Work required —
Below are several records. Retype exactly those lines running from the one with "Emit a Python" through the one with "from matplotlib.patches import Rectangle", end lines included, and no others.

(Rows from a dataset of charts and code)

__________________________________________________

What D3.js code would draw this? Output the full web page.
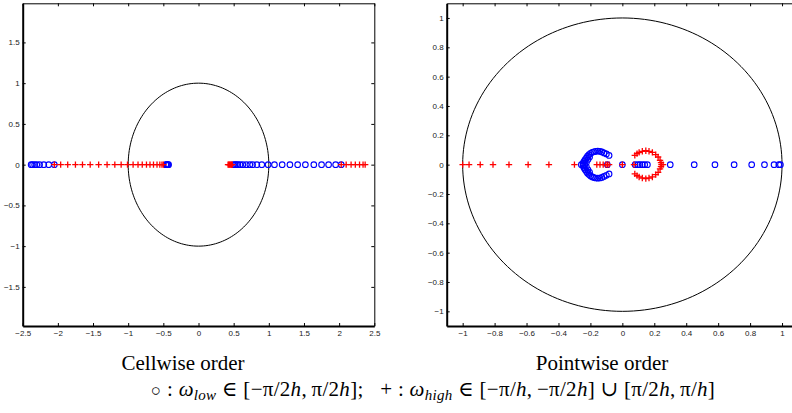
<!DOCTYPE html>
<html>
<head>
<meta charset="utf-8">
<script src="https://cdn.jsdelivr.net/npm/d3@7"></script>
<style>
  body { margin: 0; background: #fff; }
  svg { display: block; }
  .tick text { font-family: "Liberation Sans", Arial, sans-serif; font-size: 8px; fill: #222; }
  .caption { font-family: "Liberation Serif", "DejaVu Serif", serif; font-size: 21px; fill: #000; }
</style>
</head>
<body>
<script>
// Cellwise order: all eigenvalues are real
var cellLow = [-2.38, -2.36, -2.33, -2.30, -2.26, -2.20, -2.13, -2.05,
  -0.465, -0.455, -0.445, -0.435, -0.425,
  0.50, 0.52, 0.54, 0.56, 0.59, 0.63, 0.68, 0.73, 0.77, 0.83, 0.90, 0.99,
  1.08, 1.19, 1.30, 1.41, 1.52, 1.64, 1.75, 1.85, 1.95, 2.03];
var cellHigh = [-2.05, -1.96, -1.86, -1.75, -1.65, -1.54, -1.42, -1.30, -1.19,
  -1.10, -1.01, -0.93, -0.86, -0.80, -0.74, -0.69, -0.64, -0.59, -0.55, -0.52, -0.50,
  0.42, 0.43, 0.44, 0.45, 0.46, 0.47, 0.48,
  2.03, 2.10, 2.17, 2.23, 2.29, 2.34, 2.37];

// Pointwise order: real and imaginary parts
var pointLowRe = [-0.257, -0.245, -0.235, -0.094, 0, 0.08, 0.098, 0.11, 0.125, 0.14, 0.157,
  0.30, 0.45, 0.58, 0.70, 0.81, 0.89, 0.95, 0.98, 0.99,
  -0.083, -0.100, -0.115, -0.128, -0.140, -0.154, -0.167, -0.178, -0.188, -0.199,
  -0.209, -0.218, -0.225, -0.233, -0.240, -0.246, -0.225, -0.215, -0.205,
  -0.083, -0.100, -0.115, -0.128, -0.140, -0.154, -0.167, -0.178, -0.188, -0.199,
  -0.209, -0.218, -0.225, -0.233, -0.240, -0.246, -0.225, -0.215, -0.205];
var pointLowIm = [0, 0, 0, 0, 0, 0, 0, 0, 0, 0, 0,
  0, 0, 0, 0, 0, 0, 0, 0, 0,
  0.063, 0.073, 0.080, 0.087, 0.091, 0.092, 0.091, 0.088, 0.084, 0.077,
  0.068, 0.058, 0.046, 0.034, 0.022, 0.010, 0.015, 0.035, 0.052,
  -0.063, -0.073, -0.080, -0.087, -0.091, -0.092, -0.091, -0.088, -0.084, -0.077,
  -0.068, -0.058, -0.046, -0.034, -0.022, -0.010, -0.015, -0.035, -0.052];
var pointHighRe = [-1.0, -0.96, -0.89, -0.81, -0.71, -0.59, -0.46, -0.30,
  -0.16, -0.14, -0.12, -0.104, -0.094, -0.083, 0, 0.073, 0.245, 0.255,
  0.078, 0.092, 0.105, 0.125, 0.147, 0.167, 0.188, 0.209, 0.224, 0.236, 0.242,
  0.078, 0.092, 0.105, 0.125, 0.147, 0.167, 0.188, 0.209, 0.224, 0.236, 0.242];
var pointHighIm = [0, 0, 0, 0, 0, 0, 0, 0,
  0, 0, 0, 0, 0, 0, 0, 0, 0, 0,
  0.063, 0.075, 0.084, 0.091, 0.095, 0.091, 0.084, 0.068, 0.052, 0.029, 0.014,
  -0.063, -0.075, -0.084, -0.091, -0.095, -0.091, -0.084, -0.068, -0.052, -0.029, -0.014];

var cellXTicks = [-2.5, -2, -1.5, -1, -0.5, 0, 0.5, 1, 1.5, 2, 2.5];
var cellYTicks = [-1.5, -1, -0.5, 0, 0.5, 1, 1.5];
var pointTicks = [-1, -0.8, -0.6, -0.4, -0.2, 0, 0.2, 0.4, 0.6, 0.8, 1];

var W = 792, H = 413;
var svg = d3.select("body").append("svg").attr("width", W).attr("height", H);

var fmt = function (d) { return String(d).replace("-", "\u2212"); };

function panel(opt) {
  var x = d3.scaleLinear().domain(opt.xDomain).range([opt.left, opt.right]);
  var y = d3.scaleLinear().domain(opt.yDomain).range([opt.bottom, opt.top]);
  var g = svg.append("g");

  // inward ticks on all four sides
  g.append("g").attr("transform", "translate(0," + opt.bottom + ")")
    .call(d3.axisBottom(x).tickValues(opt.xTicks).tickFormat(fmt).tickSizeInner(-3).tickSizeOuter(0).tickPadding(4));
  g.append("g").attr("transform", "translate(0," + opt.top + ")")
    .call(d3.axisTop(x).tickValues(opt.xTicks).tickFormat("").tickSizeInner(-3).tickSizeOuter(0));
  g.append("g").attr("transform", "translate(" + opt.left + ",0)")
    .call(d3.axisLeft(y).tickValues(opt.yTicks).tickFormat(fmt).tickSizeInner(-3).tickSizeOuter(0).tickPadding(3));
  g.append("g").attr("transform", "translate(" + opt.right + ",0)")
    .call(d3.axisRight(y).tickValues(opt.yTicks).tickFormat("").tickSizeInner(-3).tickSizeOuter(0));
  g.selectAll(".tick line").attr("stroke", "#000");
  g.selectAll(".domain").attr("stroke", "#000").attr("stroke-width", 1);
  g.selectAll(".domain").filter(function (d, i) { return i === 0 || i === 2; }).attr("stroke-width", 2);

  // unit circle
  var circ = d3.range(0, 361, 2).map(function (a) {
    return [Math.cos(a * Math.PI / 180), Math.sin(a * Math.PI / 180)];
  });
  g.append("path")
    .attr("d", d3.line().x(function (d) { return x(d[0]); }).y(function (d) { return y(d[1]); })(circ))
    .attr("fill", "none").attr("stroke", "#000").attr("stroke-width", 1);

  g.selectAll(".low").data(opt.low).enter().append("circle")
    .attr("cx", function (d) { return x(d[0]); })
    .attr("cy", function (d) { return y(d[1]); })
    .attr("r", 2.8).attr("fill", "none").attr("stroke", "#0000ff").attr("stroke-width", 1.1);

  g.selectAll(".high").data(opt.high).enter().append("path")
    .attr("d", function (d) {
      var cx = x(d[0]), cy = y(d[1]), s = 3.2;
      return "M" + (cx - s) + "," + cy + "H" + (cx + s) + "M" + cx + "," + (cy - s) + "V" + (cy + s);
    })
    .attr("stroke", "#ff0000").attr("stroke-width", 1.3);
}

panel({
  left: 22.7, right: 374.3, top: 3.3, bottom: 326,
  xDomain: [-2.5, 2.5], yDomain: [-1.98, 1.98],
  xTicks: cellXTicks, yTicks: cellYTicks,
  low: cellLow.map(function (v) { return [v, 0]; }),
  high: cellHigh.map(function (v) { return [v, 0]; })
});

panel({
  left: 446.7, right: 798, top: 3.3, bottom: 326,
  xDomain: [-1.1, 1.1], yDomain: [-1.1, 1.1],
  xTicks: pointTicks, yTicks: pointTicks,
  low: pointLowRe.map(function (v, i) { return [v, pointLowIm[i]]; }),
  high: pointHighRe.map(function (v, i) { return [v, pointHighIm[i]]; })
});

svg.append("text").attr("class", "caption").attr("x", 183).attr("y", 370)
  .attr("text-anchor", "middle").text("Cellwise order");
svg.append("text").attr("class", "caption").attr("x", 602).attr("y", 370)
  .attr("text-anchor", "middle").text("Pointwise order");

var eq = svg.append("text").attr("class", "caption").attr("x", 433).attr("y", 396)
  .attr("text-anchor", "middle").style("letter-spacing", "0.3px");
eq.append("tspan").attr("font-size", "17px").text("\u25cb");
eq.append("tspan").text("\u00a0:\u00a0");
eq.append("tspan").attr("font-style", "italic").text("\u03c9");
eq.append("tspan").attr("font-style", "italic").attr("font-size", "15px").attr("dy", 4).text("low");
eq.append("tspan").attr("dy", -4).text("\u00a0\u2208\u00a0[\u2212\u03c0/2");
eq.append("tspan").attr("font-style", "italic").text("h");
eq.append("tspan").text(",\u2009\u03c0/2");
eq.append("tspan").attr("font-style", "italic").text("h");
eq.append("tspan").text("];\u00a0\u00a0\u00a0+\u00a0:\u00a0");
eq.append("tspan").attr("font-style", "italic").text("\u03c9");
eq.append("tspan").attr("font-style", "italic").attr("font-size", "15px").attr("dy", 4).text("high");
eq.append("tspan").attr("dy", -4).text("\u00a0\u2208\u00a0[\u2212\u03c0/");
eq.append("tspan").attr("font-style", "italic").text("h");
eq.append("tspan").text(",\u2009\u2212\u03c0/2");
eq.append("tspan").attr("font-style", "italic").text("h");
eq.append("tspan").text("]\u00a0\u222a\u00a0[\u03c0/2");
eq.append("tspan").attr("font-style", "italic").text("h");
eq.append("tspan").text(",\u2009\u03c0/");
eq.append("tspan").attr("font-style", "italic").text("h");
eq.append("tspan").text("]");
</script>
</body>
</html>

__________________________________________________

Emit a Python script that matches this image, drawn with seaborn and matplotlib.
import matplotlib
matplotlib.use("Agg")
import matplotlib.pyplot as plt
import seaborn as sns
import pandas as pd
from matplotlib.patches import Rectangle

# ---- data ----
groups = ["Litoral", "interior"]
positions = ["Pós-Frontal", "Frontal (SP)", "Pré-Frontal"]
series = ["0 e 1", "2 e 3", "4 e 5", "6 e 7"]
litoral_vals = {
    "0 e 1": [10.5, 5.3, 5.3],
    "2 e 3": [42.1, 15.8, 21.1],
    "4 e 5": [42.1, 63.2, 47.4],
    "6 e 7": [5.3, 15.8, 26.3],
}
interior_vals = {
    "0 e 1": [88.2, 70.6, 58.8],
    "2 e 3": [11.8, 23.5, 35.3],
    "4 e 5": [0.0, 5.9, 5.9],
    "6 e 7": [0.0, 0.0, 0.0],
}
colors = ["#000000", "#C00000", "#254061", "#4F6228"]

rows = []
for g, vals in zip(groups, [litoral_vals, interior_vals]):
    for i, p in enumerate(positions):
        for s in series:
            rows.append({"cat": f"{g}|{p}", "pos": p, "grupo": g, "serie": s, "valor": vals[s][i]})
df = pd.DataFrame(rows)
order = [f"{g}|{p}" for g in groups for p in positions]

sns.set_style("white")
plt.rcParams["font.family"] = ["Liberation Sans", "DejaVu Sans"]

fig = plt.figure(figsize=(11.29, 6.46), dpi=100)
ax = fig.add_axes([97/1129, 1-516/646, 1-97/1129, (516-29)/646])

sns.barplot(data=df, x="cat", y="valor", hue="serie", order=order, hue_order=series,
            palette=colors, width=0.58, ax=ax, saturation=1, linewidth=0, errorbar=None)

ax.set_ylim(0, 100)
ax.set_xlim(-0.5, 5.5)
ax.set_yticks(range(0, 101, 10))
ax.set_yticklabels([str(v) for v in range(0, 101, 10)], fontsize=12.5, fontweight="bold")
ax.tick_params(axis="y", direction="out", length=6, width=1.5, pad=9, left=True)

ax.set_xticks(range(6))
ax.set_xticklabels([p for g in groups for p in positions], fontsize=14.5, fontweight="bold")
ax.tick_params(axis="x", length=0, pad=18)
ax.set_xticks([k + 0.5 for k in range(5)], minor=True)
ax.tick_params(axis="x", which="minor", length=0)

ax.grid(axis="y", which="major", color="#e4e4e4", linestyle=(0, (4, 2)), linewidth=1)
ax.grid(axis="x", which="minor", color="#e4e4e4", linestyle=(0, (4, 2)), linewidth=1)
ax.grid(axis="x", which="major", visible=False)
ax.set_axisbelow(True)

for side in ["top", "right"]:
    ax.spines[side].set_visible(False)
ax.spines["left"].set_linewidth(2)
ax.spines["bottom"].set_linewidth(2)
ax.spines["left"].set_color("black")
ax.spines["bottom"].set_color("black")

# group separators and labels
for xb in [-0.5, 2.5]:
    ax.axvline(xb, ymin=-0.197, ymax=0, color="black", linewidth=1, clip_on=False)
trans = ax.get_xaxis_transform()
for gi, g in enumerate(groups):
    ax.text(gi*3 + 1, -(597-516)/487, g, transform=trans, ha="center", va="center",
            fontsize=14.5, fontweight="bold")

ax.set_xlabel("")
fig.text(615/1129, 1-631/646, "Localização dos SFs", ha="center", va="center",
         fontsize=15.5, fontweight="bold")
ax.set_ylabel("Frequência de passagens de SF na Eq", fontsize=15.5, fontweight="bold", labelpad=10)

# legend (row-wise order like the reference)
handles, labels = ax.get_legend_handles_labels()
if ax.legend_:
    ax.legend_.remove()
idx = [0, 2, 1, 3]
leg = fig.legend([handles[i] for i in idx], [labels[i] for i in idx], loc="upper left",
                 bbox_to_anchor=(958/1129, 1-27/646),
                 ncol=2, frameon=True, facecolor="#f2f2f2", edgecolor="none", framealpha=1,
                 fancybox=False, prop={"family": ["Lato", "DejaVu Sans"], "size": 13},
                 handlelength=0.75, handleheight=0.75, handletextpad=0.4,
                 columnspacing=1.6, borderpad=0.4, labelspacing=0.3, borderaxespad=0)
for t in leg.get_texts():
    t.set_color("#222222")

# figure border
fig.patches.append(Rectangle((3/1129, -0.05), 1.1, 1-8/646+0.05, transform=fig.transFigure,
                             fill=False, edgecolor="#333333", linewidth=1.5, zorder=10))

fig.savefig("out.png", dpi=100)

__________________________________________________

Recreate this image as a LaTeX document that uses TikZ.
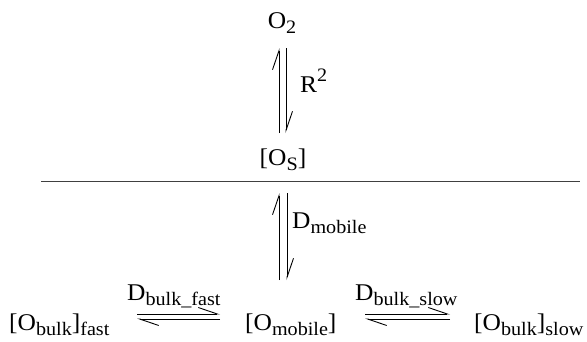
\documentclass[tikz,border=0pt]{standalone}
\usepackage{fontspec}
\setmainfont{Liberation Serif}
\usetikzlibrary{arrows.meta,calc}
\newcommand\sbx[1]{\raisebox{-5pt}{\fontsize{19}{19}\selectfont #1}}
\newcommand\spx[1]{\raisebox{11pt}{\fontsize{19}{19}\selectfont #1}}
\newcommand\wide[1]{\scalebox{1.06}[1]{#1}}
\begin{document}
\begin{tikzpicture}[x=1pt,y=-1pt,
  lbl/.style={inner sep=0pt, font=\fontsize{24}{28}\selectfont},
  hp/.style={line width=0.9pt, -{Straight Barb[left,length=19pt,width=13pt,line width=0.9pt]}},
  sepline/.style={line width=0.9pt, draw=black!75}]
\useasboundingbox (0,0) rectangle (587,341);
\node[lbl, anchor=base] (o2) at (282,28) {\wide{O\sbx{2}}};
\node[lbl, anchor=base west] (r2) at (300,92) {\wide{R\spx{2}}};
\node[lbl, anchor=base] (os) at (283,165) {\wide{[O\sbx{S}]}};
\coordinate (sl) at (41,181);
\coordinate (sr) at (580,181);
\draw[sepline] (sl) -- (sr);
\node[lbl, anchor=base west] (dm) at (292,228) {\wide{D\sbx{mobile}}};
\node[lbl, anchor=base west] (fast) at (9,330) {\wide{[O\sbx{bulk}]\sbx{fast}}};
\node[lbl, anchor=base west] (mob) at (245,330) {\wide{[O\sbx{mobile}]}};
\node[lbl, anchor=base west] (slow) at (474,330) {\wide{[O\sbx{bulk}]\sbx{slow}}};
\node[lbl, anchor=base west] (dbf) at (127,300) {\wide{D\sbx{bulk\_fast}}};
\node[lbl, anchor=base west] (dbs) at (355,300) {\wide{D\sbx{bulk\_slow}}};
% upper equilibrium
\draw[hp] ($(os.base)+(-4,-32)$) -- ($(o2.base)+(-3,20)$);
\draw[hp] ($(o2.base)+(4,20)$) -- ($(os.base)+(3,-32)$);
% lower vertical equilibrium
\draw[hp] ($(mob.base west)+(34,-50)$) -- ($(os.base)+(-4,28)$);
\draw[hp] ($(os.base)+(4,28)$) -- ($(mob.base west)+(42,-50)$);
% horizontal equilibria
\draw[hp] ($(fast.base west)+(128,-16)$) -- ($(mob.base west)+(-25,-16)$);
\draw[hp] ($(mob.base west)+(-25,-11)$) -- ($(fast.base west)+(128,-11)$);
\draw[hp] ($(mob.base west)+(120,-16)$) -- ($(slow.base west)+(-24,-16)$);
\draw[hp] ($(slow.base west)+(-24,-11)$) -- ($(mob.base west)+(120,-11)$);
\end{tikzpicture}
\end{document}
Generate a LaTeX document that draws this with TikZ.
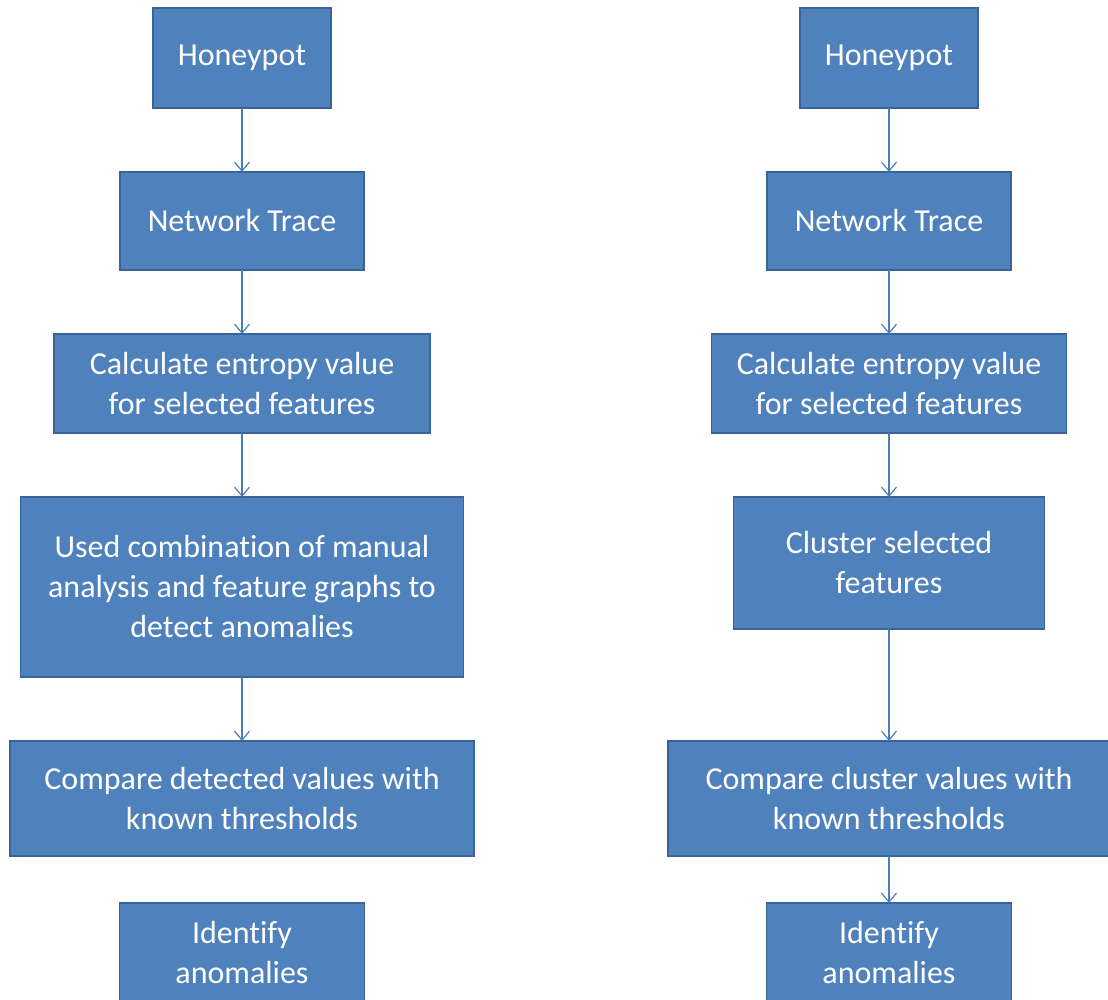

__________________________________________________

Reply to the exercise —
Emit a Python script that matches this image, drawn with seaborn and matplotlib.
import matplotlib
matplotlib.use("Agg")
import matplotlib.pyplot as plt
import seaborn as sns
import pandas as pd
from matplotlib.patches import Rectangle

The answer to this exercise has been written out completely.